There is now some clarity with the tourist tax, though by no means total clarity. It’s encouraging to learn that children will be exempt and that there is to be a maximum number of nights to which the tax will be applied, but in neither of these instances do we have certainty. By children, does the minister mean under-16s (as is the case in Catalonia) or younger? What will the maximum number of nights be? I understand it could be as few as five, which would be two lower than in Catalonia.
The actual tariff is also unknown, but the minister must have an idea in order to be able to throw out an undefined percentage of 1.7. This is presumably based on the average cost of a holiday, but how has this been arrived at? To quote 1.7% is largely meaningless.
Barceló is right in identifying the existence of tourist taxes elsewhere, and the reference to Catalonia is the most meaningful in this regard. The tax there has been working well enough and significant revenue is raised, but it is important to appreciate the experience that Catalonia has had. Initially, its tariff would have been of a level to bring in approximately 100 million euros tax per annum. The tariff was revised downward because the Catalonian government, responding to criticisms, was persuaded that it would be too onerous.
The revised tax is what now applies, a variable one depending on accommodation and location. A typical rate is 0.90 euros per night (for seven nights) for a four-star hotel in a tourist resort; it is twenty cents higher in Barcelona.
The consequence of this revision is that Catalonia receives some 40 million euros a year, and this is raised from a substantially greater number of tourists than come to the Balearics annually: at least a third more. It is also raised from the private apartments that Catalonia has regulated. As Barceló appears to be scaling back the scope of the tourist tax, what might the annual revenue for the Balearics be? More than Catalonia’s 40 or so million? It seems doubtful, and so it raises an issue regarding the funding shortfall that is part of the justification for the tax. While, say, 30 million will come in handy, it isn’t a huge amount in the scheme of things, and the uncertainty as to how it will be used makes one fear that it will be spread too thinly. Catalonia has never been in any doubt as to why it has its tax. It is to pay for tourism promotion and some infrastructure.
Barceló also doesn’t address the issue of private accommodation regulation satisfactorily. He has said in the past that this regulation would need to be in place before the tourist tax was introduced. In order to avoid the hoteliers being able to claim discrimination, as they did with the old eco-tax, the government has to ensure that the tax will be as widely applied as is possible. But there is no evidence, as yet, of their moving to adopt rigorous regulation.
While Barceló refers, justifiably, to cracking down on large-scale illegal rentals, he appears to be handing carte blanche to the owner with a single property who also pays no tax. This is pragmatic in that the resources simply don’t exist to pursue everyone, and these resources are better deployed in rooting out large-scale fraudsters, but Barceló himself has acknowledged that the major increase in private lets has contributed to what he has described as tourism “saturation.” There is, therefore, an inconsistency here, and it is one that opponents of the tax, such as the hoteliers, will exploit.
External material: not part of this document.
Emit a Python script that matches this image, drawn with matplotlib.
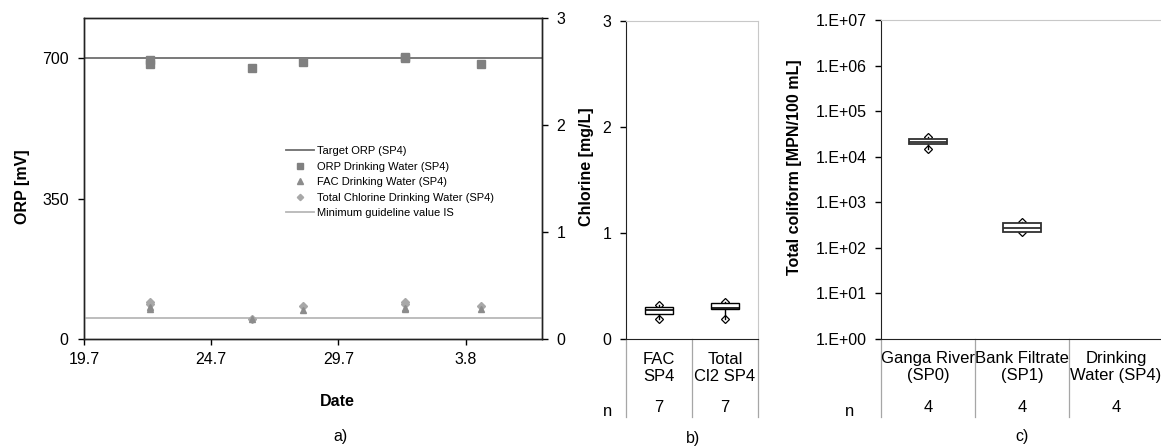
import matplotlib
matplotlib.use('Agg')
import matplotlib.pyplot as plt
import matplotlib.transforms as mtransforms
from matplotlib.lines import Line2D
from matplotlib.ticker import FixedLocator, FixedFormatter, NullLocator

plt.rcParams['font.family'] = ['Liberation Sans', 'DejaVu Sans']

W, H = 1161, 446

# ---------------- data: panel a ----------------
date_ticks = [0, 5, 10, 15]               # days after 19 July
date_labels = ['19.7', '24.7', '29.7', '3.8']
sample_days = [2.6, 2.6, 6.6, 8.6, 12.6, 12.6, 15.6]
orp_mv = [696, 686, 675, 690, 700, 703, 685]
fac_mgl = [0.30, 0.28, 0.19, 0.27, 0.29, 0.28, 0.28]
total_cl_mgl = [0.35, 0.33, 0.19, 0.31, 0.35, 0.33, 0.31]
target_orp = 700
min_guideline = 0.2
orp_ticks = [0, 350, 700]
cl_ticks = [0, 1, 2, 3]

# ---------------- data: panel b ----------------
cl_categories = ['FAC\nSP4', 'Total\nCl2 SP4']
cl_n = [7, 7]
cl_min = [0.19, 0.19]
cl_q1 = [0.24, 0.28]
cl_med = [0.27, 0.29]
cl_q3 = [0.30, 0.34]
cl_max = [0.32, 0.35]

# ---------------- data: panel c ----------------
tc_categories = ['Ganga River\n(SP0)', 'Bank Filtrate\n(SP1)', 'Drinking\nWater (SP4)']
tc_n = [4, 4, 4]
tc_min = [1.5e4, 219]
tc_q1 = [1.86e4, 225]
tc_med = [2.15e4, 277]
tc_q3 = [2.5e4, 344]
tc_max = [2.7e4, 368]
tc_ticks = [1e0, 1e1, 1e2, 1e3, 1e4, 1e5, 1e6, 1e7]
tc_labels = ['1.E+00', '1.E+01', '1.E+02', '1.E+03', '1.E+04', '1.E+05', '1.E+06', '1.E+07']


def fx(px):
    return px / W


def fy(py):
    return 1 - py / H


def rect(l, t, r, b):
    return [fx(l), fy(b), fx(r) - fx(l), fy(t) - fy(b)]


FS = 11.5
FSC = 12
fig = plt.figure(figsize=(W / 100, H / 100), dpi=100)

# ================= panel a =================
ax = fig.add_axes(rect(84, 18, 542, 339))
ax2 = ax.twinx()
ax.set_xlim(0, 18)
ax.set_ylim(0, 800)
ax2.set_ylim(0, 3)

ax.axhline(target_orp, color='#6e6e6e', lw=1.3, zorder=2)
ax.plot(sample_days, orp_mv, ls='none', marker='s', ms=5.3, color='#808080', zorder=3)
ax2.axhline(min_guideline, color='#b8b8b8', lw=1.3, zorder=1)
ax2.plot(sample_days, total_cl_mgl, ls='none', marker='D', ms=3.6, color='#a8a8a8', zorder=3)
ax2.plot(sample_days, fac_mgl, ls='none', marker='^', ms=4.2, color='#8c8c8c', zorder=4)

ax.set_xticks(date_ticks)
ax.set_xticklabels(date_labels)
ax.set_yticks(orp_ticks)
ax2.set_yticks(cl_ticks)
ax.tick_params(axis='y', direction='out', length=4, width=1, labelsize=FS, pad=7)
ax.tick_params(axis='x', direction='out', length=4, width=1, labelsize=FS, pad=5)
ax2.tick_params(axis='y', direction='out', length=4, width=1, labelsize=FS, pad=6.5)
for a in (ax, ax2):
    for s in a.spines.values():
        s.set_color('#222222')
        s.set_linewidth(1)

fig.text(fx(23), fy(187), 'ORP [mV]', rotation=90, ha='center', va='center',
         fontsize=FS, fontweight='bold')
fig.text(fx(337), fy(402), 'Date', ha='center', va='center', fontsize=FS, fontweight='bold')
fig.text(fx(340), fy(437), 'a)', ha='center', va='center', fontsize=FS)

handles = [
    Line2D([], [], color='#6e6e6e', lw=1.3),
    Line2D([], [], ls='none', marker='s', ms=4.5, color='#808080'),
    Line2D([], [], ls='none', marker='^', ms=4.0, color='#8c8c8c'),
    Line2D([], [], ls='none', marker='D', ms=3.2, color='#a8a8a8'),
    Line2D([], [], color='#b8b8b8', lw=1.3),
]
labels = ['Target ORP (SP4)', 'ORP Drinking Water (SP4)', 'FAC Drinking Water (SP4)',
          'Total Chlorine Drinking Water (SP4)', 'Minimum guideline value IS']
fig.legend(handles, labels, loc='upper left', bbox_to_anchor=(fx(286), fy(146)),
           frameon=False, borderpad=0, borderaxespad=0, handlelength=2.5,
           handletextpad=0.25, labelspacing=0.5, fontsize=8)


def box_stats(mins, q1s, meds, q3s, maxs):
    out = []
    for mn, a, m, b, mx in zip(mins, q1s, meds, q3s, maxs):
        out.append(dict(whislo=mn, q1=a, med=m, q3=b, whishi=mx, fliers=[]))
    return out


def category_table(axis, categories, ns, bottom_frac, label_frac, n_frac):
    trans = mtransforms.blended_transform_factory(axis.transData, axis.transAxes)
    k = len(categories)
    for i in range(k + 1):
        axis.plot([0.5 + i, 0.5 + i], [0, bottom_frac], transform=trans, clip_on=False,
                  color='#a6a6a6', lw=0.9)
    for i, (c, n) in enumerate(zip(categories, ns)):
        axis.text(i + 1, label_frac, c, transform=trans, ha='center', va='center',
                  fontsize=FSC, linespacing=1.1)
        axis.text(i + 1, n_frac, str(n), transform=trans, ha='center', va='center',
                  fontsize=FSC)


# ================= panel b =================
bx = fig.add_axes(rect(626, 21, 758, 339))
bx.set_xlim(0.5, 2.5)
bx.set_ylim(0, 3)
bx.plot([1, 2], cl_min, ls='none', marker='D', ms=4.3, mfc='white', mec='black', mew=0.9, zorder=1)
bx.plot([1, 2], cl_max, ls='none', marker='D', ms=4.3, mfc='white', mec='black', mew=0.9, zorder=1)
bx.bxp(box_stats(cl_min, cl_q1, cl_med, cl_q3, cl_max), positions=[1, 2], widths=0.41,
       showcaps=False, showfliers=False, patch_artist=True,
       boxprops=dict(facecolor='white', edgecolor='black', linewidth=1, zorder=3),
       medianprops=dict(color='black', linewidth=1.2, zorder=4),
       whiskerprops=dict(color='black', linewidth=1, zorder=2))
bx.set_yticks(cl_ticks)
bx.xaxis.set_major_locator(NullLocator())
bx.tick_params(axis='y', direction='out', length=4, width=1, labelsize=FS, pad=6.5)
bx.spines['top'].set_color('#c8c8c8')
bx.spines['right'].set_color('#c8c8c8')
bx.spines['left'].set_color('#222222')
bx.spines['bottom'].set_color('#222222')
hb = 318.0
category_table(bx, cl_categories, cl_n, -(417 - 339) / hb, -(368 - 339) / hb, -(407 - 339) / hb)
fig.text(fx(608), fy(411), 'n', ha='center', va='center', fontsize=FSC)
fig.text(fx(587), fy(167), 'Chlorine [mg/L]', rotation=90, ha='center', va='center',
         fontsize=FS, fontweight='bold')
fig.text(fx(693), fy(439), 'b)', ha='center', va='center', fontsize=FS)

# ================= panel c =================
cx = fig.add_axes(rect(881, 20, 1163, 339))
cx.set_yscale('log')
cx.set_xlim(0.5, 3.5)
cx.set_ylim(1, 1e7)
cx.plot([1, 2], tc_min, ls='none', marker='D', ms=4.3, mfc='white', mec='black', mew=0.9, zorder=1)
cx.plot([1, 2], tc_max, ls='none', marker='D', ms=4.3, mfc='white', mec='black', mew=0.9, zorder=1)
cx.bxp(box_stats(tc_min, tc_q1, tc_med, tc_q3, tc_max), positions=[1, 2], widths=0.41,
       showcaps=False, showfliers=False, patch_artist=True,
       boxprops=dict(facecolor='white', edgecolor='#303030', linewidth=1.3, zorder=3),
       medianprops=dict(color='#303030', linewidth=1.3, zorder=4),
       whiskerprops=dict(color='black', linewidth=1, zorder=2))
cx.yaxis.set_major_locator(FixedLocator(tc_ticks))
cx.yaxis.set_major_formatter(FixedFormatter(tc_labels))
cx.yaxis.set_minor_locator(NullLocator())
cx.xaxis.set_major_locator(NullLocator())
cx.tick_params(axis='y', direction='out', length=4, width=1, labelsize=FS, pad=6.5)
cx.spines['top'].set_color('#c8c8c8')
cx.spines['right'].set_color('#c8c8c8')
cx.spines['left'].set_color('#222222')
cx.spines['bottom'].set_color('#222222')
hc = 319.0
category_table(cx, tc_categories, tc_n, -(417 - 339) / hc, -(367 - 339) / hc, -(407 - 339) / hc)
fig.text(fx(850), fy(412), 'n', ha='center', va='center', fontsize=FSC)
fig.text(fx(795), fy(167), 'Total coliform [MPN/100 mL]', rotation=90, ha='center',
         va='center', fontsize=FS, fontweight='bold')
fig.text(fx(1022), fy(436), 'c)', ha='center', va='center', fontsize=FS)

fig.savefig('out.png', dpi=100)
On all-inclusives, the business with self-service alcohol is frankly a red herring, except when it comes to employment, but all-inclusives - those at the lower end of the market in particular - have long sought to minimise staffing levels in order to extract maximum returns from what (all-inclusive) is not a particularly profitable business model. Underlying the minister’s answer is, one suspects, the wider issue of job creation, though he hasn’t addressed the issue of creating jobs of greater “quality” or those which aren’t short-term and temporary. Fundamentally, if there is to be all-inclusive regulation it needs to be on the basis of very strictly applied levels of service and quality.
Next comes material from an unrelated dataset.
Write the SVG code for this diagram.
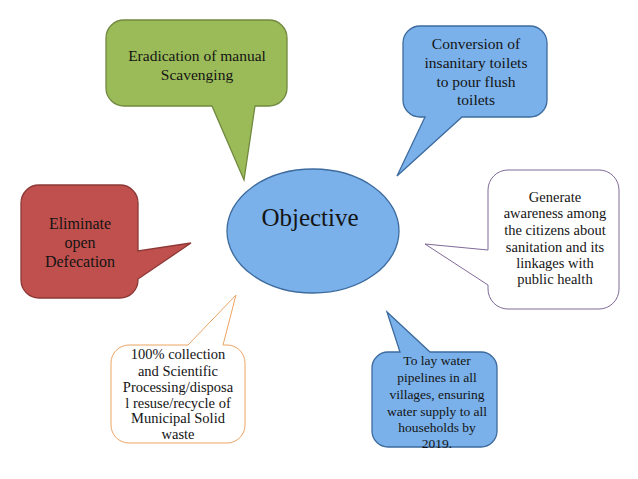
<svg xmlns="http://www.w3.org/2000/svg" width="638" height="479" viewBox="0 0 638 479">
<style>
  text { font-family: "Liberation Serif", "Times New Roman", serif; fill: #141414; text-anchor: middle; }
  .green { fill: #9BBB59; stroke: #71893F; stroke-width: 1.3; }
  .blue { fill: #7AB1EA; stroke: #3D6B9E; stroke-width: 1.3; }
  .red { fill: #C0504D; stroke: #8C3836; stroke-width: 1.3; }
  .purple { fill: #FFFFFF; stroke: #7F6A99; stroke-width: 1; }
  .orange { fill: #FFFFFF; stroke: #EDA463; stroke-width: 1; }
</style>
<rect width="638" height="479" fill="#FFFFFF"/>
<g id="connectors"></g>
<g id="node-objective">
  <ellipse class="blue" cx="313" cy="231" rx="86" ry="62"/>
  <text x="310" y="226" font-size="25">Objective</text>
</g>
<g id="node-scavenging" font-size="15.5">
  <path class="green" d="M124,20 H269 A18,18 0 0 1 287,38 V88 A18,18 0 0 1 269,106 H255 L244,180 L212,106 H124 A18,18 0 0 1 106,88 V38 A18,18 0 0 1 124,20 Z"/>
  <text x="197" y="61">Eradication of manual</text>
  <text x="197" y="80">Scavenging</text>
</g>
<g id="node-toilets" font-size="15.5">
  <path class="blue" d="M420,26 H530 A17,17 0 0 1 547,43 V100 A17,17 0 0 1 530,117 H462 L397,176 L425,117 H420 A17,17 0 0 1 403,100 V43 A17,17 0 0 1 420,26 Z"/>
  <text x="476" y="49">Conversion of</text>
  <text x="476" y="68">insanitary toilets</text>
  <text x="476" y="87">to pour flush</text>
  <text x="476" y="105">toilets</text>
</g>
<g id="node-awareness" font-size="14.5">
  <path class="purple" d="M508,170 H599 A20,20 0 0 1 619,190 V289 A20,20 0 0 1 599,309 H508 A20,20 0 0 1 488,289 V285 L425,244 L488,250 V190 A20,20 0 0 1 508,170 Z"/>
  <text x="555" y="202">Generate</text>
  <text x="555" y="218">awareness among</text>
  <text x="555" y="235">the citizens about</text>
  <text x="555" y="252">sanitation and its</text>
  <text x="555" y="268">linkages with</text>
  <text x="555" y="284">public health</text>
</g>
<g id="node-defecation" font-size="16">
  <path class="red" d="M39,185 H120 A18,18 0 0 1 138,203 V251 L191,243 L138,279 V280 A18,18 0 0 1 120,298 H39 A18,18 0 0 1 21,280 V203 A18,18 0 0 1 39,185 Z"/>
  <text x="80" y="229">Eliminate</text>
  <text x="80" y="248">open</text>
  <text x="80" y="267">Defecation</text>
</g>
<g id="node-waste" font-size="14.5">
  <path class="orange" d="M129,345 H188 L236,295 L223,345 H227 A18,18 0 0 1 245,363 V425 A18,18 0 0 1 227,443 H129 A18,18 0 0 1 111,425 V363 A18,18 0 0 1 129,345 Z"/>
  <text x="178" y="359">100% collection</text>
  <text x="178" y="376">and Scientific</text>
  <text x="178" y="392">Processing/disposa</text>
  <text x="178" y="408">l resuse/recycle of</text>
  <text x="178" y="423">Municipal Solid</text>
  <text x="178" y="439">waste</text>
</g>
<g id="node-water" font-size="13.5">
  <path class="blue" d="M388,352 H400 L387,312 L430,352 H481 A16,16 0 0 1 497,368 V431 A16,16 0 0 1 481,447 H388 A16,16 0 0 1 372,431 V368 A16,16 0 0 1 388,352 Z"/>
  <text x="437" y="365">To lay water</text>
  <text x="437" y="382">pipelines in all</text>
  <text x="437" y="399">villages, ensuring</text>
  <text x="437" y="416">water supply to all</text>
  <text x="437" y="432">households by</text>
  <text x="437" y="448">2019.</text>
</g>
</svg>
But coming back to the tourist tax, Barceló seems to have a romantic idea that all tourists are so in love with the Balearics that they will gladly part with some cash, even if, in the end, the tax demand is relatively minor. Unfortunately, not all tourists are in love. They look for value for money, not to reversing the negativity of their environmental footprint or assisting with Madrid’s underfunding. He wants everyone to work together. He’s got a hell of a job convincing them.